EXERCISE: The data below holds the lines to copy: everything from the line containing "Recreate this image" to the line containing "type: [1, 3]", both ends included, set down exactly.

PROVIDED RECORDS:

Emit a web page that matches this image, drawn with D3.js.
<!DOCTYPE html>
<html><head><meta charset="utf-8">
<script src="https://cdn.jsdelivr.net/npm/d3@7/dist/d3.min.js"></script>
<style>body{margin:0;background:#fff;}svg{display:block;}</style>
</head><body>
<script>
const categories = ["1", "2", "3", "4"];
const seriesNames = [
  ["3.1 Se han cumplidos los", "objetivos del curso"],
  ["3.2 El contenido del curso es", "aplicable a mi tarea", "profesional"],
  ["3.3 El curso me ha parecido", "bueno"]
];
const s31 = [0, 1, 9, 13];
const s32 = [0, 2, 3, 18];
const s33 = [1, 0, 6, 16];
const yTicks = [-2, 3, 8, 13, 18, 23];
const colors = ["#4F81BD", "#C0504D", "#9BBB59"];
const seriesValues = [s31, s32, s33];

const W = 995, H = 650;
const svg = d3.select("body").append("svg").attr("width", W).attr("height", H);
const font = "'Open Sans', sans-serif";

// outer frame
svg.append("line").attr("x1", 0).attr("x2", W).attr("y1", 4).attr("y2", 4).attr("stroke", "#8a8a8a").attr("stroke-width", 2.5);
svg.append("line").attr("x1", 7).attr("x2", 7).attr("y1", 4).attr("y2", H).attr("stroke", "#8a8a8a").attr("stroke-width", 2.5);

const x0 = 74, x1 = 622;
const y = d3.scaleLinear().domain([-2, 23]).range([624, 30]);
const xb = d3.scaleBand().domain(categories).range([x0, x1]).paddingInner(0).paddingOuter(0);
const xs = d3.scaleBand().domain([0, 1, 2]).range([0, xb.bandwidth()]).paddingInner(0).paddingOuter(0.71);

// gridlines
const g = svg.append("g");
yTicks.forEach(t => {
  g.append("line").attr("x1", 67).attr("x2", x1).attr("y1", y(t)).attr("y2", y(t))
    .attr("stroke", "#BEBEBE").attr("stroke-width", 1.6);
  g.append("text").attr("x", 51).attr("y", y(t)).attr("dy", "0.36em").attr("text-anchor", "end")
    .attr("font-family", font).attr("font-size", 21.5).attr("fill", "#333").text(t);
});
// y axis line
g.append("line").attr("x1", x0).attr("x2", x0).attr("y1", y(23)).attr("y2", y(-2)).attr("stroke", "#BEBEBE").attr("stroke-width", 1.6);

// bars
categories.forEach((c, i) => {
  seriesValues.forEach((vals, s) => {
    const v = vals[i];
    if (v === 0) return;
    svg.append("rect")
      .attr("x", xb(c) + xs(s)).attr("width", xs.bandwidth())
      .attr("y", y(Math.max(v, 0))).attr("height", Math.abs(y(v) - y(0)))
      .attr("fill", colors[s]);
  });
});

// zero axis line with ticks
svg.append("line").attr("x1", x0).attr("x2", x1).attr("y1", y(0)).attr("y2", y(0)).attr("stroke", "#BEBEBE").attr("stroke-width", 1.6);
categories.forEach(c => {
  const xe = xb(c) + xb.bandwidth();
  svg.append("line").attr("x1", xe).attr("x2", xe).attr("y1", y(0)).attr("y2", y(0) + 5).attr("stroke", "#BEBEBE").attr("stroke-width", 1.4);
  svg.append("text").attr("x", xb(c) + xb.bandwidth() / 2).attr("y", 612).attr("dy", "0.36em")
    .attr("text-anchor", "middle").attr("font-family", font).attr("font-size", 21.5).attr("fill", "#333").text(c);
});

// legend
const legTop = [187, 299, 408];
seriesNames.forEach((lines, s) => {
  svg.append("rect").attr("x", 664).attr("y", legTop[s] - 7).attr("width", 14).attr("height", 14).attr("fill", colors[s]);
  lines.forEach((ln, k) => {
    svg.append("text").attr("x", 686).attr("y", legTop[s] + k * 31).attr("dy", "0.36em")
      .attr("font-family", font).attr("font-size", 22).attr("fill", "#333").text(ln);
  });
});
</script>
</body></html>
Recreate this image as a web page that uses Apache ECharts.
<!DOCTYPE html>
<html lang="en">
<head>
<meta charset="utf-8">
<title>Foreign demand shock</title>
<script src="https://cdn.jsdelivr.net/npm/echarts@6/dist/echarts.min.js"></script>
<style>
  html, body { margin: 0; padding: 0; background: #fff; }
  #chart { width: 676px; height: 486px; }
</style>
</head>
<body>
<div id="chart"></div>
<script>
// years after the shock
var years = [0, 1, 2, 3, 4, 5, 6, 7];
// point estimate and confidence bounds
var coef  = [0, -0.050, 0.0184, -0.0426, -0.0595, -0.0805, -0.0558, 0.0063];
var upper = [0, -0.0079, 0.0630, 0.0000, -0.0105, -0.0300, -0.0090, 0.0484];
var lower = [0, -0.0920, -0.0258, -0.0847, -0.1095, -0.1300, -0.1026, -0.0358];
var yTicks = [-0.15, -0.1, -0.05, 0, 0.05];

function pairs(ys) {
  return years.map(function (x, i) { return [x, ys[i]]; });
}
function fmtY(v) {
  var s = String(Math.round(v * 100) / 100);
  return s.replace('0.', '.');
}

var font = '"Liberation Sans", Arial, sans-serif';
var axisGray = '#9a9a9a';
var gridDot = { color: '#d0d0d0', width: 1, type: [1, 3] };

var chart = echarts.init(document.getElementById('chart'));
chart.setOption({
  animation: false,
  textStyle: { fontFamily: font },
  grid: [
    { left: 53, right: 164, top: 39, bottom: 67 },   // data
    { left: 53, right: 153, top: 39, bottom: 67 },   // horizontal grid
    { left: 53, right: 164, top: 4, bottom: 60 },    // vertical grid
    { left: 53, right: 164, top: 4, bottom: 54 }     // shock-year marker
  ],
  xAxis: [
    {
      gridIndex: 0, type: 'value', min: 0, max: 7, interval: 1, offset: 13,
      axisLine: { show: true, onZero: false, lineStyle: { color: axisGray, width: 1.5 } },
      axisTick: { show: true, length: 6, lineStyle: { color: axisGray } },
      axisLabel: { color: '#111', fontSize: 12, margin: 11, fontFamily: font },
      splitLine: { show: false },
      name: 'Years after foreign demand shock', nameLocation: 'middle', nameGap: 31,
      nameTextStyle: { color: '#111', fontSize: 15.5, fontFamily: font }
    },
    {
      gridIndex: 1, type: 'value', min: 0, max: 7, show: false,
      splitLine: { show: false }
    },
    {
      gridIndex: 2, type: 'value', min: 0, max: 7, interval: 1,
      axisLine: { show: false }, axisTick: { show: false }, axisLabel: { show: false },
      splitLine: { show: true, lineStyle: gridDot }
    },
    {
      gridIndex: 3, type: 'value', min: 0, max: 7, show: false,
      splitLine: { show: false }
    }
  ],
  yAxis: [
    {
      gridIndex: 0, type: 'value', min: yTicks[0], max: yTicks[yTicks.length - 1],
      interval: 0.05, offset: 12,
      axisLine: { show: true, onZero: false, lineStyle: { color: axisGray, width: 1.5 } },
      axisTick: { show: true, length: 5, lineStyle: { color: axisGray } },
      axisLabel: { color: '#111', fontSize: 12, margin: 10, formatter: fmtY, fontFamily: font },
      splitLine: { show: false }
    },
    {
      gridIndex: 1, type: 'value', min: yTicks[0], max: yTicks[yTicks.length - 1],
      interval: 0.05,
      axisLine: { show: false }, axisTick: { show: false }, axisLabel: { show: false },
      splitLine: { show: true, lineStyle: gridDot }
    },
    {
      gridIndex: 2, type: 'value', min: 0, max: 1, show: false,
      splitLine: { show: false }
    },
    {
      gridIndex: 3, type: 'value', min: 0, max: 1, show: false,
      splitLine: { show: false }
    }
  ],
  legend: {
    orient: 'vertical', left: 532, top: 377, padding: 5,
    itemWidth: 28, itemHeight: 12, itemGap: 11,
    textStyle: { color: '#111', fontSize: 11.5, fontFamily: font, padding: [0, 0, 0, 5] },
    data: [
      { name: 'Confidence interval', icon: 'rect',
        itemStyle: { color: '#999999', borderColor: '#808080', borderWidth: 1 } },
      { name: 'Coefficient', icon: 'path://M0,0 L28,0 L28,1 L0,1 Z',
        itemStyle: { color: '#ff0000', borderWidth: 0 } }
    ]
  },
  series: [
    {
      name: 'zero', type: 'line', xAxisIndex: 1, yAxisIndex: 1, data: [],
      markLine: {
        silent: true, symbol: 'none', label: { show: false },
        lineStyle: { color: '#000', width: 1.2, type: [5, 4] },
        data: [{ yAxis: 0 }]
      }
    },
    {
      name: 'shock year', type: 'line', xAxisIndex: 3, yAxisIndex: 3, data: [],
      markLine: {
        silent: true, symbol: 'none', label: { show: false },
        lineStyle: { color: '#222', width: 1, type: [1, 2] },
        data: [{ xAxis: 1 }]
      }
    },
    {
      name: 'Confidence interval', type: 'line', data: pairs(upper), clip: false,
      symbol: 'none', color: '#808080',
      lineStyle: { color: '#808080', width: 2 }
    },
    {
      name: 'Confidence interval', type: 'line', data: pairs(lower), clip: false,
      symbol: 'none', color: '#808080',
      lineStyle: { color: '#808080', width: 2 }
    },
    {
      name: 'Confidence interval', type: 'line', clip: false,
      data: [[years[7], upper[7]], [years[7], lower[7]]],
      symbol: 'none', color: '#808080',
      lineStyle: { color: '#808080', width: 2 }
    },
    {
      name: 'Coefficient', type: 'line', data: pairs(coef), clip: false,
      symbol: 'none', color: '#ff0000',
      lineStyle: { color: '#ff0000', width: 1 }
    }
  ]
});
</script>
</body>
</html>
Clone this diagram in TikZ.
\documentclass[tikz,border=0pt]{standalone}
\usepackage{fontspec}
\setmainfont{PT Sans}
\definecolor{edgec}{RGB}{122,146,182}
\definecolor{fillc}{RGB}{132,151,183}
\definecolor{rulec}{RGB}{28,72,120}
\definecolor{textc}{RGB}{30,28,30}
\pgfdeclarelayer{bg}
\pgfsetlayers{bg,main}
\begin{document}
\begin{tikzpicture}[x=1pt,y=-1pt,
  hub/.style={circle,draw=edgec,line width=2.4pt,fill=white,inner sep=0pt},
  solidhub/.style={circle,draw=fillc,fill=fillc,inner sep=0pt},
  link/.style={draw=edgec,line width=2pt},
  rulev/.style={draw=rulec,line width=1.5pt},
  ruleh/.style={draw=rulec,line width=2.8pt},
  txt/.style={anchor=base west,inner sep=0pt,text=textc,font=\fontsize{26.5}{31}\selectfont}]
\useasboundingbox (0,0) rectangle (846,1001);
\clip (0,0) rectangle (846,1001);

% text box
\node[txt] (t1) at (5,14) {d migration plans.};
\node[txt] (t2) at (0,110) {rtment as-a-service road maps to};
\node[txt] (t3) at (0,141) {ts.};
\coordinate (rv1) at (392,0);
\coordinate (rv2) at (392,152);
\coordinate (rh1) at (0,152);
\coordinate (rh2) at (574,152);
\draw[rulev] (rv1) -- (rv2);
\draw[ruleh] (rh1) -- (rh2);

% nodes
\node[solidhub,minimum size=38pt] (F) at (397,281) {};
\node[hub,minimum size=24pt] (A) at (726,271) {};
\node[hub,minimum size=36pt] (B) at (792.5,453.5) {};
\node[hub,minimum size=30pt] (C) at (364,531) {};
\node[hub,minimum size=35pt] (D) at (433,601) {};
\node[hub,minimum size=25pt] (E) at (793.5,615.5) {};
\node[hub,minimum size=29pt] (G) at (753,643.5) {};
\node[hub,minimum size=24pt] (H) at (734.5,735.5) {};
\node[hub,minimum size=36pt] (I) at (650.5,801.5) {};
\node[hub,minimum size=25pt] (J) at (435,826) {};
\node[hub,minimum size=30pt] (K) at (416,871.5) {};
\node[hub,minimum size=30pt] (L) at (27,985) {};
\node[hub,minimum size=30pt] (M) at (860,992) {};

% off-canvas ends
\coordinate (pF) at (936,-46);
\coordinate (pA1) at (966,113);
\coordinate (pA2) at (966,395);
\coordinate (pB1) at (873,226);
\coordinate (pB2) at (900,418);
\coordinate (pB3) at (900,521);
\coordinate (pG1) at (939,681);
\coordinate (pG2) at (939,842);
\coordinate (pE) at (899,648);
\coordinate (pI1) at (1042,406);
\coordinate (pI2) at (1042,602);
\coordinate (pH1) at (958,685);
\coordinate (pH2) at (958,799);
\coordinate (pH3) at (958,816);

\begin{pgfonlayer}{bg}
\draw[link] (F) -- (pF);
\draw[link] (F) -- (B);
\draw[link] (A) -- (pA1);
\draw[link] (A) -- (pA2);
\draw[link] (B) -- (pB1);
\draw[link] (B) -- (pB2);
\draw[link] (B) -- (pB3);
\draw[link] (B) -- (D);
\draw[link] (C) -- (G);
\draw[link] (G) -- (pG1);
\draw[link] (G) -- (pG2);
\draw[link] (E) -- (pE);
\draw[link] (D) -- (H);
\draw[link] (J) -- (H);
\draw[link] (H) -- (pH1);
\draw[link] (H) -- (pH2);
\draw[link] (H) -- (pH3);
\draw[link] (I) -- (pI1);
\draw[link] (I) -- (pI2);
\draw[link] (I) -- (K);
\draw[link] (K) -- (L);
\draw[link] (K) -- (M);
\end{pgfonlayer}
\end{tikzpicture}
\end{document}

RESULT OF THE EXERCISE:
Recreate this image as a web page that uses Apache ECharts.
<!DOCTYPE html>
<html lang="en">
<head>
<meta charset="utf-8">
<title>Foreign demand shock</title>
<script src="https://cdn.jsdelivr.net/npm/echarts@6/dist/echarts.min.js"></script>
<style>
  html, body { margin: 0; padding: 0; background: #fff; }
  #chart { width: 676px; height: 486px; }
</style>
</head>
<body>
<div id="chart"></div>
<script>
// years after the shock
var years = [0, 1, 2, 3, 4, 5, 6, 7];
// point estimate and confidence bounds
var coef  = [0, -0.050, 0.0184, -0.0426, -0.0595, -0.0805, -0.0558, 0.0063];
var upper = [0, -0.0079, 0.0630, 0.0000, -0.0105, -0.0300, -0.0090, 0.0484];
var lower = [0, -0.0920, -0.0258, -0.0847, -0.1095, -0.1300, -0.1026, -0.0358];
var yTicks = [-0.15, -0.1, -0.05, 0, 0.05];

function pairs(ys) {
  return years.map(function (x, i) { return [x, ys[i]]; });
}
function fmtY(v) {
  var s = String(Math.round(v * 100) / 100);
  return s.replace('0.', '.');
}

var font = '"Liberation Sans", Arial, sans-serif';
var axisGray = '#9a9a9a';
var gridDot = { color: '#d0d0d0', width: 1, type: [1, 3] };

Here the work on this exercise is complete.